A esta altura del presente relato, alguno se habrá preguntado por el título. Y seguramente rumbeó hacia un sentido escatológico, era bastante conocido el gesto de taparse la nariz de los hinchas rivales cuando antes podían asistir a la Bombonera. Pero se equivocan. La historia familiar cuenta que la tercera palabra que logré pronunciar, después de mamá y papá, fue Caquín. Escrita de ese modo, ninguno de ustedes logrará reconocer en ella el nombre del histórico capitán boquense durante los años 60, Antonio Ubaldo Rattín. En esa época, se trataba del máximo héroe nacional luego del desafío a la reina inglesa en el mítico estadio de Wembley vistiendo la casaca nacional.

Ahora me doy cuenta que quizás ahí esté la primera marca antiimperialista, que después me llevó hacia otros compromisos políticos. Y que se me mezcló con la azul y oro, porque el flaco, alto y fibroso número cinco vistió únicamente la camiseta de Boca durante catorce años. Y todo cerró cuando de más grande supe que la 12 fue la primera hinchada que cantó la marcha peronista en una cancha cuando estaba prohibido incluso nombrar al General. Aunque tiempo después, la cosa cambió bastante con algunas administraciones del club que privilegiaron los negocios o que lo usaron como catapulta personal para otros destinos que poco tenían que ver con lo auténticamente popular que nos caracteriza.

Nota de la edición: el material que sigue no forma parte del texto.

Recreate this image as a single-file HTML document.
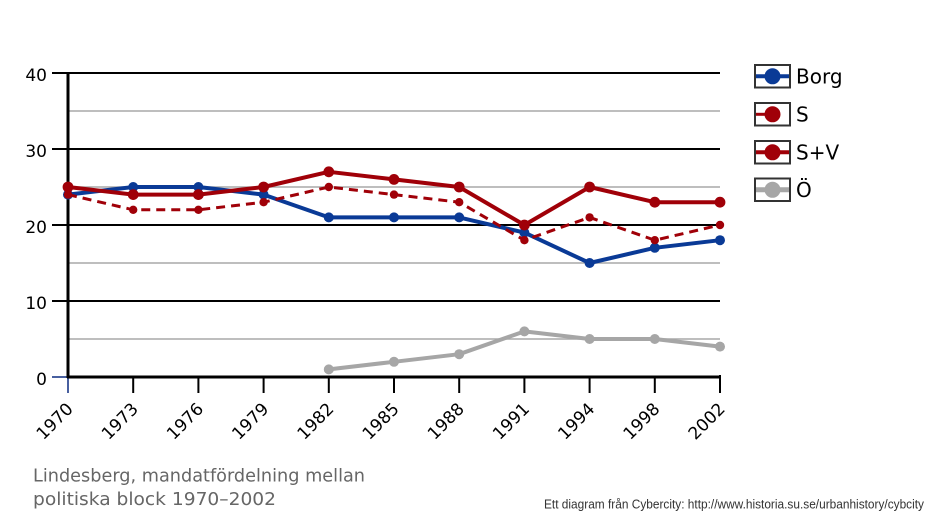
<!DOCTYPE html>
<html>
<head>
<meta charset="utf-8">
<style>
html,body{margin:0;padding:0;background:#fff;}
svg{display:block;}
</style>
</head>
<body>
<svg width="938" height="521" viewBox="0 0 938 521" xmlns="http://www.w3.org/2000/svg">
<rect width="938" height="521" fill="#fff"/>
<!-- minor gridlines -->
<g stroke="#a8a8a8" stroke-width="1.5">
<line x1="68" y1="111" x2="720" y2="111"/>
<line x1="68" y1="187" x2="720" y2="187"/>
<line x1="68" y1="263" x2="720" y2="263"/>
<line x1="68" y1="339" x2="720" y2="339"/>
</g>
<!-- major gridlines -->
<g stroke="#000" stroke-width="2">
<line x1="52" y1="73" x2="720" y2="73"/>
<line x1="52" y1="149" x2="720" y2="149"/>
<line x1="52" y1="225" x2="720" y2="225"/>
<line x1="52" y1="301" x2="720" y2="301"/>
</g>
<line x1="52" y1="377" x2="68" y2="377" stroke="#0a2a80" stroke-width="1.5"/>
<!-- x ticks -->
<g stroke="#000" stroke-width="2">
<line x1="133.2" y1="377" x2="133.2" y2="393"/>
<line x1="198.4" y1="377" x2="198.4" y2="393"/>
<line x1="263.6" y1="377" x2="263.6" y2="393"/>
<line x1="328.8" y1="377" x2="328.8" y2="393"/>
<line x1="394" y1="377" x2="394" y2="393"/>
<line x1="459.2" y1="377" x2="459.2" y2="393"/>
<line x1="524.4" y1="377" x2="524.4" y2="393"/>
<line x1="589.6" y1="377" x2="589.6" y2="393"/>
<line x1="654.8" y1="377" x2="654.8" y2="393"/>
<line x1="720" y1="375" x2="720" y2="393"/>
</g>
<line x1="68" y1="377" x2="68" y2="393" stroke="#0a2a80" stroke-width="1.5"/>
<!-- axes -->
<line x1="68" y1="72" x2="68" y2="378" stroke="#000" stroke-width="3"/>
<line x1="67" y1="377" x2="721" y2="377" stroke="#000" stroke-width="3"/>

<!-- y labels -->
<g font-family="DejaVu Sans, Liberation Sans, sans-serif" font-size="17" fill="#000" text-anchor="end">
<text x="47" y="81">40</text>
<text x="47" y="157">30</text>
<text x="47" y="233">20</text>
<text x="47" y="309">10</text>
<text x="47" y="385">0</text>
</g>
<!-- x labels -->
<g font-family="DejaVu Sans, Liberation Sans, sans-serif" font-size="17" fill="#000" text-anchor="end">
<text transform="translate(74,410) rotate(-45)">1970</text>
<text transform="translate(139.2,410) rotate(-45)">1973</text>
<text transform="translate(204.4,410) rotate(-45)">1976</text>
<text transform="translate(269.6,410) rotate(-45)">1979</text>
<text transform="translate(334.8,410) rotate(-45)">1982</text>
<text transform="translate(400,410) rotate(-45)">1985</text>
<text transform="translate(465.2,410) rotate(-45)">1988</text>
<text transform="translate(530.4,410) rotate(-45)">1991</text>
<text transform="translate(595.6,410) rotate(-45)">1994</text>
<text transform="translate(660.8,410) rotate(-45)">1998</text>
<text transform="translate(726,410) rotate(-45)">2002</text>
</g>

<!-- Borg -->
<g>
<polyline fill="none" stroke="#0a3a96" stroke-width="4" stroke-linejoin="round" points="68,194.6 133.2,187 198.4,187 263.6,194.6 328.8,217.4 394,217.4 459.2,217.4 524.4,232.6 589.6,263 654.8,247.8 720,240.2"/>
<g fill="#0a3a96">
<circle cx="68" cy="194.6" r="5"/><circle cx="133.2" cy="187" r="5"/><circle cx="198.4" cy="187" r="5"/><circle cx="263.6" cy="194.6" r="5"/><circle cx="328.8" cy="217.4" r="5"/><circle cx="394" cy="217.4" r="5"/><circle cx="459.2" cy="217.4" r="5"/><circle cx="524.4" cy="232.6" r="5"/><circle cx="589.6" cy="263" r="5"/><circle cx="654.8" cy="247.8" r="5"/><circle cx="720" cy="240.2" r="5"/>
</g>
</g>
<!-- S dashed -->
<g>
<polyline fill="none" stroke="#a00008" stroke-width="3" stroke-dasharray="9,6" points="68,194.6 133.2,209.8 198.4,209.8 263.6,202.2 328.8,187 394,194.6 459.2,202.2 524.4,240.2 589.6,217.4 654.8,240.2 720,225"/>
<g fill="#a00008">
<circle cx="68" cy="194.6" r="4.2"/><circle cx="133.2" cy="209.8" r="4.2"/><circle cx="198.4" cy="209.8" r="4.2"/><circle cx="263.6" cy="202.2" r="4.2"/><circle cx="328.8" cy="187" r="4.2"/><circle cx="394" cy="194.6" r="4.2"/><circle cx="459.2" cy="202.2" r="4.2"/><circle cx="524.4" cy="240.2" r="4.2"/><circle cx="589.6" cy="217.4" r="4.2"/><circle cx="654.8" cy="240.2" r="4.2"/><circle cx="720" cy="225" r="4.2"/>
</g>
</g>
<!-- S+V -->
<g>
<polyline fill="none" stroke="#a00008" stroke-width="4" stroke-linejoin="round" points="68,187 133.2,194.6 198.4,194.6 263.6,187 328.8,171.8 394,179.4 459.2,187 524.4,225 589.6,187 654.8,202.2 720,202.2"/>
<g fill="#a00008">
<circle cx="68" cy="187" r="5.4"/><circle cx="133.2" cy="194.6" r="5.4"/><circle cx="198.4" cy="194.6" r="5.4"/><circle cx="263.6" cy="187" r="5.4"/><circle cx="328.8" cy="171.8" r="5.4"/><circle cx="394" cy="179.4" r="5.4"/><circle cx="459.2" cy="187" r="5.4"/><circle cx="524.4" cy="225" r="5.4"/><circle cx="589.6" cy="187" r="5.4"/><circle cx="654.8" cy="202.2" r="5.4"/><circle cx="720" cy="202.2" r="5.4"/>
</g>
</g>
<!-- Ö -->
<g>
<polyline fill="none" stroke="#a6a6a6" stroke-width="4" stroke-linejoin="round" points="328.8,369.4 394,361.8 459.2,354.2 524.4,331.4 589.6,339 654.8,339 720,346.6"/>
<g fill="#a6a6a6">
<circle cx="328.8" cy="369.4" r="5"/><circle cx="394" cy="361.8" r="5"/><circle cx="459.2" cy="354.2" r="5"/><circle cx="524.4" cy="331.4" r="5"/><circle cx="589.6" cy="339" r="5"/><circle cx="654.8" cy="339" r="5"/><circle cx="720" cy="346.6" r="5"/>
</g>
</g>

<!-- Legend -->
<g>
<rect x="755" y="65" width="35" height="22.5" fill="#fff" stroke="#333" stroke-width="2"/>
<line x1="756" y1="76.3" x2="789" y2="76.3" stroke="#0a3a96" stroke-width="4"/>
<circle cx="772.5" cy="76.3" r="8" fill="#0a3a96"/>
<rect x="755" y="103" width="35" height="22.5" fill="#fff" stroke="#333" stroke-width="2"/>
<line x1="756" y1="114.3" x2="768" y2="114.3" stroke="#a00008" stroke-width="3"/>
<circle cx="772.5" cy="114.3" r="8" fill="#a00008"/>
<rect x="755" y="141" width="35" height="22.5" fill="#fff" stroke="#333" stroke-width="2"/>
<line x1="756" y1="152.3" x2="789" y2="152.3" stroke="#a00008" stroke-width="4"/>
<circle cx="772.5" cy="152.3" r="8" fill="#a00008"/>
<rect x="755" y="178.5" width="35" height="22.5" fill="#fff" stroke="#333" stroke-width="2"/>
<line x1="756" y1="189.8" x2="789" y2="189.8" stroke="#a6a6a6" stroke-width="5"/>
<circle cx="772.5" cy="189.8" r="8" fill="#a6a6a6"/>
<g font-family="DejaVu Sans, Liberation Sans, sans-serif" font-size="20" fill="#000">
<text x="796" y="83.5">Borg</text>
<text x="796" y="121.5">S</text>
<text x="796" y="159.5">S+V</text>
<text x="796" y="197">Ö</text>
</g>
</g>

<!-- Title -->
<g font-family="DejaVu Sans, Liberation Sans, sans-serif" font-size="18" fill="#666">
<text x="33" y="481.5" textLength="332" lengthAdjust="spacingAndGlyphs">Lindesberg, mandatfördelning mellan</text>
<text x="33" y="505" textLength="243" lengthAdjust="spacingAndGlyphs">politiska block 1970–2002</text>
</g>
<!-- Footer -->
<text x="544" y="508.5" font-family="Liberation Sans, Arial, sans-serif" font-size="13" fill="#333" textLength="380" lengthAdjust="spacingAndGlyphs">Ett diagram från Cybercity: http://www.historia.su.se/urbanhistory/cybcity</text>
</svg>
</body>
</html>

Eso último me fue distanciando un poco, hace unos diez años que no voy a la Bombonera. Con el tiempo, las pasiones se atemperan o se pierde algo de credulidad. Mi amigo Vito Amalfitano, quien comenta los partidos en el canal oficial del club, me ha contado que la actual administración está recuperando la parte social del club y que este es un bastión importante para que no siga avanzando la tendencia privatizadora en el fútbol, y me ha invitado a volver a la cancha. Ya estoy buscando alguna vieja camiseta en el fondo del armario para acompañarlo.

Lo único cierto en este lío es que seguiré siendo bostero hasta el último segundo de vida, porque la marca paterna permanecerá inalterable. Como seguramente le pasa a muchos, independientemente de cual sea el club de sus amores.